The conceptual basis rests on fast-track surgery reviews (Kehlet, 2008) and on Enhanced Recovery After Surgery (ERAS) Society recommendations, originally codified for colonic surgery and subsequently extended to other fields including orthopedics (Gustafsson, 2012). Randomized evidence supports early therapy during recovery (Schweickert, 2009), while complication-focused reviews address pulmonary risk (Miskovic, 2017) and comprehensive geriatric assessment models address recovery in older surgical patients (Harari, 2007).

History

Orthopedic and surgical recovery long emphasized rest and immobilization, but evidence accumulating from the 1990s onward, much of it associated with Henrik Kehlet's fast-track programmes, showed that controlled early mobilization and reduced surgical stress shortened recovery and lowered complications.

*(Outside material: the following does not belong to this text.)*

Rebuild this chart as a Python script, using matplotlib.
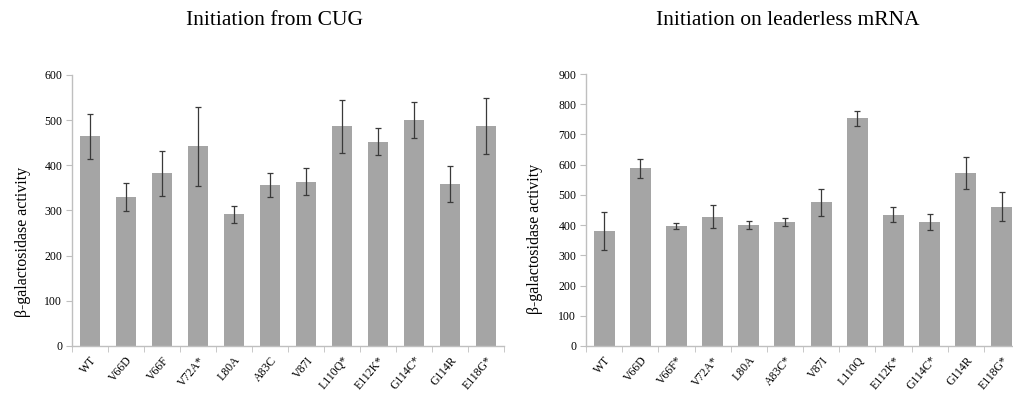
import numpy as np
import matplotlib.pyplot as plt

plt.rcParams['font.family'] = ['Liberation Serif', 'DejaVu Serif']

# left panel: initiation from CUG
cug_labels = ['WT', 'V66D', 'V66F', 'V72A*', 'L80A', 'A83C', 'V87I',
              'L110Q*', 'E112K*', 'G114C*', 'G114R', 'E118G*']
cug_vals = [464, 329, 382, 442, 292, 357, 364, 486, 452, 501, 359, 486]
cug_err = [50, 31, 50, 88, 19, 27, 30, 58, 30, 40, 40, 62]

# right panel: initiation on leaderless mRNA
ll_labels = ['WT', 'V66D', 'V66F*', 'V72A*', 'L80A', 'A83C*', 'V87I',
             'L110Q', 'E112K*', 'G114C*', 'G114R', 'E118G*']
ll_vals = [380, 588, 396, 427, 401, 410, 476, 754, 435, 410, 571, 461]
ll_err = [64, 32, 10, 38, 14, 12, 45, 25, 26, 26, 53, 48]

W, H = 1013, 399
fig = plt.figure(figsize=(W / 100, H / 100), dpi=100)

bar_color = '#A5A5A5'
spine_color = '#BFBFBF'


def panel(rect, labels, vals, err, ymax, ylabel_pos, title, title_x):
    ax = fig.add_axes(rect)
    x = np.arange(len(labels))
    ax.bar(x, vals, width=0.58, color=bar_color, zorder=2)
    ax.errorbar(x, vals, yerr=err, fmt='none', ecolor='#3a3a3a',
                elinewidth=0.9, capsize=2.5, capthick=0.9, zorder=3)
    ax.set_xlim(-0.5, len(labels) - 0.5)
    ax.set_ylim(0, ymax)
    ax.set_yticks(np.arange(0, ymax + 1, 100))
    ax.set_xticks(x)
    ax.set_xticklabels(labels, rotation=50, ha='right', va='top',
                       rotation_mode='anchor', fontsize=8.5)
    ax.set_xticks(np.arange(-0.5, len(labels)), minor=True)
    ax.tick_params(axis='x', which='major', length=0, pad=6)
    ax.tick_params(axis='x', which='minor', length=4, color=spine_color,
                   direction='out')
    ax.tick_params(axis='y', length=4, color=spine_color, labelsize=8.5,
                   pad=3)
    for s in ['top', 'right']:
        ax.spines[s].set_visible(False)
    for s in ['left', 'bottom']:
        ax.spines[s].set_color(spine_color)
        ax.spines[s].set_linewidth(1.0)
    fig.text(ylabel_pos[0] / W, 1 - ylabel_pos[1] / H,
             'β-galactosidase activity', rotation=90,
             ha='center', va='center', fontsize=11.5)
    fig.text(title_x / W, 1 - 25 / H, title, ha='center', va='baseline',
             fontsize=15.5)
    return ax


panel([72 / W, 53 / H, 432 / W, 271 / H], cug_labels, cug_vals, cug_err,
      600, (23, 242), 'Initiation from CUG', 274)
panel([586 / W, 53 / H, 434 / W, 272 / H], ll_labels, ll_vals, ll_err,
      900, (535, 239), 'Initiation on leaderless mRNA', 788)

fig.savefig('out.png', dpi=100)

These ideas were consolidated into ERAS pathways in the 2000s and 2010s and progressively adopted in joint-replacement and fracture care.

Debates

How early and how aggressively should mobilization begin?
While early mobilization is broadly favoured, the optimal timing, intensity, and weight-bearing progression vary by procedure and patient, and balancing tissue protection against the harms of immobility remains a matter of clinical judgement rather than a single rule.

Key figures

  • Henrik Kehlet
  • Ulf O. Gustafsson
  • William D. Schweickert

Related topics

Seminal works

  • kehlet-2008
  • gustafsson-2012
  • schweickert-2009

Frequently asked questions

Why is early mobilization encouraged after orthopedic surgery?
Prolonged immobility raises the risk of blood clots, pulmonary complications, and muscle deconditioning, so resuming safe movement early is associated with faster functional recovery; the exact timing depends on the procedure and patient.
What is an enhanced-recovery pathway?
It is a structured set of perioperative measures — including pain control, attention to physiology, and early re-activation — designed to reduce the stress of surgery and help patients recover function and return home sooner.